Would you transcribe the listing that follows, character for character, and omit its images?

== DATASET SECTION ==

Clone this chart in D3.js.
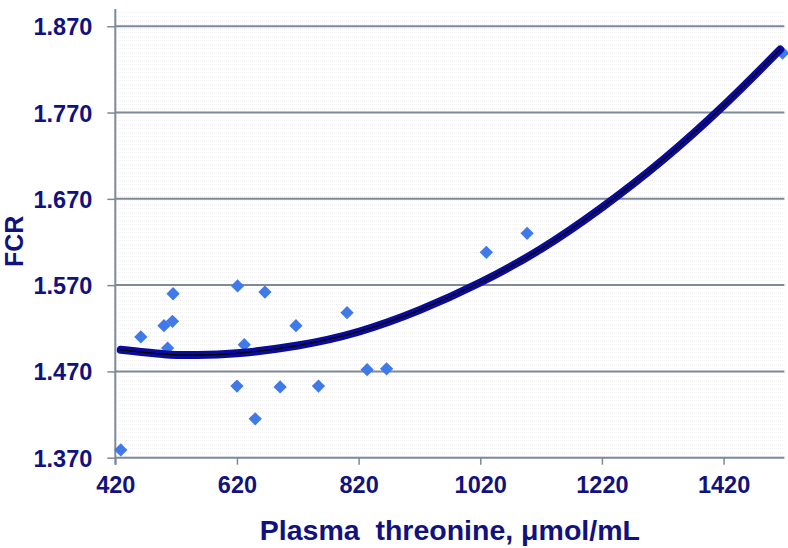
<!DOCTYPE html>
<html>
<head>
<meta charset="utf-8">
<script src="https://cdn.jsdelivr.net/npm/d3@7"></script>
<style>
  html, body { margin: 0; padding: 0; background: #ffffff; }
  svg { display: block; }
  text { font-family: "Liberation Sans", Arial, sans-serif; font-weight: bold; fill: #12127f; }
</style>
</head>
<body>
<svg id="chart" width="788" height="548"></svg>
<script>
// ---- data ----
const threonine = [429, 462, 500, 506, 514, 515, 620, 621, 632, 650, 666, 691, 717, 754, 801, 834, 866, 1030, 1097, 1517];
const fcr       = [1.379, 1.510, 1.523, 1.497, 1.528, 1.560, 1.453, 1.569, 1.501, 1.415, 1.562, 1.452, 1.523, 1.453, 1.538, 1.472, 1.473, 1.608, 1.630, 1.839];

// polynomial trend line
const trendX = [429, 500, 554, 620, 720, 820, 920, 1020, 1120, 1220, 1320, 1420, 1513];
const trendY = [1.495, 1.490, 1.489, 1.491, 1.500, 1.516, 1.541, 1.573, 1.612, 1.660, 1.715, 1.778, 1.843];

const xTicks = [420, 620, 820, 1020, 1220, 1420];
const yTicks = [1.370, 1.470, 1.570, 1.670, 1.770, 1.870];

const xTitle = "Plasma\u00a0 threonine, \u03bcmol/mL";
const yTitle = "FCR";

// ---- layout ----
const svg = d3.select("#chart");
const mLeft = 115.3, mRight = 784.4, mTop = 9, mBottom = 457.7;

const x = d3.scaleLinear().domain([420, 1520]).range([mLeft, mRight]);
const y = d3.scaleLinear().domain([1.37, 1.89]).range([mBottom, mTop]);

// dotted background texture
const defs = svg.append("defs");
const pat = defs.append("pattern").attr("id", "dots")
  .attr("patternUnits", "userSpaceOnUse").attr("width", 2).attr("height", 4);
pat.append("rect").attr("x", 0).attr("y", 0).attr("width", 1).attr("height", 1).attr("fill", "#f1f1f1");

svg.append("rect").attr("x", mLeft).attr("y", mTop)
  .attr("width", mRight - mLeft).attr("height", mBottom - mTop)
  .attr("fill", "url(#dots)");

const gridColor = "#7d8a97";

// horizontal gridlines
svg.append("g").selectAll("line").data(yTicks).join("line")
  .attr("x1", mLeft).attr("x2", mRight)
  .attr("y1", d => y(d)).attr("y2", d => y(d))
  .attr("stroke", gridColor).attr("stroke-width", 2);

// y axis
const yAxis = d3.axisLeft(y).tickValues(yTicks).tickFormat(d3.format(".3f"))
  .tickSize(8).tickPadding(15);
const gy = svg.append("g").attr("transform", `translate(${mLeft},0)`).call(yAxis);
gy.select(".domain").attr("stroke", gridColor).attr("stroke-width", 2)
  .attr("d", `M0,${mBottom + 7}V${mTop}`);
gy.selectAll(".tick line").attr("stroke", gridColor).attr("stroke-width", 1.5);
gy.selectAll(".tick text").attr("font-size", 23.5).attr("fill", "#12127f")
  .attr("font-family", "'Liberation Sans', Arial, sans-serif").attr("font-weight", "bold")
  .attr("dy", "0.36em");

// x axis
const xAxis = d3.axisBottom(x).tickValues(xTicks).tickFormat(d3.format("d"))
  .tickSize(7).tickPadding(12);
const gx = svg.append("g").attr("transform", `translate(0,${mBottom})`).call(xAxis);
gx.select(".domain").remove();
gx.selectAll(".tick line").attr("stroke", gridColor).attr("stroke-width", 1.5);
gx.selectAll(".tick text").attr("font-size", 23.5).attr("fill", "#12127f")
  .attr("font-family", "'Liberation Sans', Arial, sans-serif").attr("font-weight", "bold");

// points
const pts = threonine.map((t, i) => ({ x: t, y: fcr[i] }));
const sym = d3.symbol(d3.symbolSquare, 88);
svg.append("g").selectAll("path").data(pts).join("path")
  .attr("d", sym)
  .attr("transform", d => `translate(${x(d.x)},${y(d.y)}) rotate(45)`)
  .attr("fill", "#4079e8");

// trend line
const trend = trendX.map((t, i) => [x(t), y(trendY[i])]);
const line = d3.line().curve(d3.curveNatural);
svg.append("path").attr("d", line(trend)).attr("fill", "none")
  .attr("stroke", "#0a0a9c").attr("stroke-width", 8).attr("stroke-linecap", "round");
svg.append("path").attr("d", line(trend)).attr("fill", "none")
  .attr("stroke", "#000000").attr("stroke-width", 1.3).attr("stroke-linecap", "round");

// titles
svg.append("text").attr("x", (mLeft + mRight) / 2).attr("y", 540)
  .attr("text-anchor", "middle").attr("font-size", 28.5).text(xTitle);
svg.append("text").attr("transform", `translate(23,${(mTop + mBottom) / 2 + 8}) rotate(-90)`)
  .attr("text-anchor", "middle").attr("font-size", 25).text(yTitle);
</script>
</body>
</html>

===

#### [SOLUTION FOR THIS EXERCISE]
Clone this chart in D3.js.
<!DOCTYPE html>
<html>
<head>
<meta charset="utf-8">
<script src="https://cdn.jsdelivr.net/npm/d3@7"></script>
<style>
  html, body { margin: 0; padding: 0; background: #ffffff; }
  svg { display: block; }
  text { font-family: "Liberation Sans", Arial, sans-serif; font-weight: bold; fill: #12127f; }
</style>
</head>
<body>
<svg id="chart" width="788" height="548"></svg>
<script>
// ---- data ----
const threonine = [429, 462, 500, 506, 514, 515, 620, 621, 632, 650, 666, 691, 717, 754, 801, 834, 866, 1030, 1097, 1517];
const fcr       = [1.379, 1.510, 1.523, 1.497, 1.528, 1.560, 1.453, 1.569, 1.501, 1.415, 1.562, 1.452, 1.523, 1.453, 1.538, 1.472, 1.473, 1.608, 1.630, 1.839];

// polynomial trend line
const trendX = [429, 500, 554, 620, 720, 820, 920, 1020, 1120, 1220, 1320, 1420, 1513];
const trendY = [1.495, 1.490, 1.489, 1.491, 1.500, 1.516, 1.541, 1.573, 1.612, 1.660, 1.715, 1.778, 1.843];

const xTicks = [420, 620, 820, 1020, 1220, 1420];
const yTicks = [1.370, 1.470, 1.570, 1.670, 1.770, 1.870];

const xTitle = "Plasma\u00a0 threonine, \u03bcmol/mL";
const yTitle = "FCR";

// ---- layout ----
const svg = d3.select("#chart");
const mLeft = 115.3, mRight = 784.4, mTop = 9, mBottom = 457.7;

const x = d3.scaleLinear().domain([420, 1520]).range([mLeft, mRight]);
const y = d3.scaleLinear().domain([1.37, 1.89]).range([mBottom, mTop]);

// dotted background texture
const defs = svg.append("defs");
const pat = defs.append("pattern").attr("id", "dots")
  .attr("patternUnits", "userSpaceOnUse").attr("width", 2).attr("height", 4);
pat.append("rect").attr("x", 0).attr("y", 0).attr("width", 1).attr("height", 1).attr("fill", "#f1f1f1");

svg.append("rect").attr("x", mLeft).attr("y", mTop)
  .attr("width", mRight - mLeft).attr("height", mBottom - mTop)
  .attr("fill", "url(#dots)");

const gridColor = "#7d8a97";

// horizontal gridlines
svg.append("g").selectAll("line").data(yTicks).join("line")
  .attr("x1", mLeft).attr("x2", mRight)
  .attr("y1", d => y(d)).attr("y2", d => y(d))
  .attr("stroke", gridColor).attr("stroke-width", 2);

// y axis
const yAxis = d3.axisLeft(y).tickValues(yTicks).tickFormat(d3.format(".3f"))
  .tickSize(8).tickPadding(15);
const gy = svg.append("g").attr("transform", `translate(${mLeft},0)`).call(yAxis);
gy.select(".domain").attr("stroke", gridColor).attr("stroke-width", 2)
  .attr("d", `M0,${mBottom + 7}V${mTop}`);
gy.selectAll(".tick line").attr("stroke", gridColor).attr("stroke-width", 1.5);
gy.selectAll(".tick text").attr("font-size", 23.5).attr("fill", "#12127f")
  .attr("font-family", "'Liberation Sans', Arial, sans-serif").attr("font-weight", "bold")
  .attr("dy", "0.36em");

// x axis
const xAxis = d3.axisBottom(x).tickValues(xTicks).tickFormat(d3.format("d"))
  .tickSize(7).tickPadding(12);
const gx = svg.append("g").attr("transform", `translate(0,${mBottom})`).call(xAxis);
gx.select(".domain").remove();
gx.selectAll(".tick line").attr("stroke", gridColor).attr("stroke-width", 1.5);
gx.selectAll(".tick text").attr("font-size", 23.5).attr("fill", "#12127f")
  .attr("font-family", "'Liberation Sans', Arial, sans-serif").attr("font-weight", "bold");

// points
const pts = threonine.map((t, i) => ({ x: t, y: fcr[i] }));
const sym = d3.symbol(d3.symbolSquare, 88);
svg.append("g").selectAll("path").data(pts).join("path")
  .attr("d", sym)
  .attr("transform", d => `translate(${x(d.x)},${y(d.y)}) rotate(45)`)
  .attr("fill", "#4079e8");

// trend line
const trend = trendX.map((t, i) => [x(t), y(trendY[i])]);
const line = d3.line().curve(d3.curveNatural);
svg.append("path").attr("d", line(trend)).attr("fill", "none")
  .attr("stroke", "#0a0a9c").attr("stroke-width", 8).attr("stroke-linecap", "round");
svg.append("path").attr("d", line(trend)).attr("fill", "none")
  .attr("stroke", "#000000").attr("stroke-width", 1.3).attr("stroke-linecap", "round");

// titles
svg.append("text").attr("x", (mLeft + mRight) / 2).attr("y", 540)
  .attr("text-anchor", "middle").attr("font-size", 28.5).text(xTitle);
svg.append("text").attr("transform", `translate(23,${(mTop + mBottom) / 2 + 8}) rotate(-90)`)
  .attr("text-anchor", "middle").attr("font-size", 25).text(yTitle);
</script>
</body>
</html>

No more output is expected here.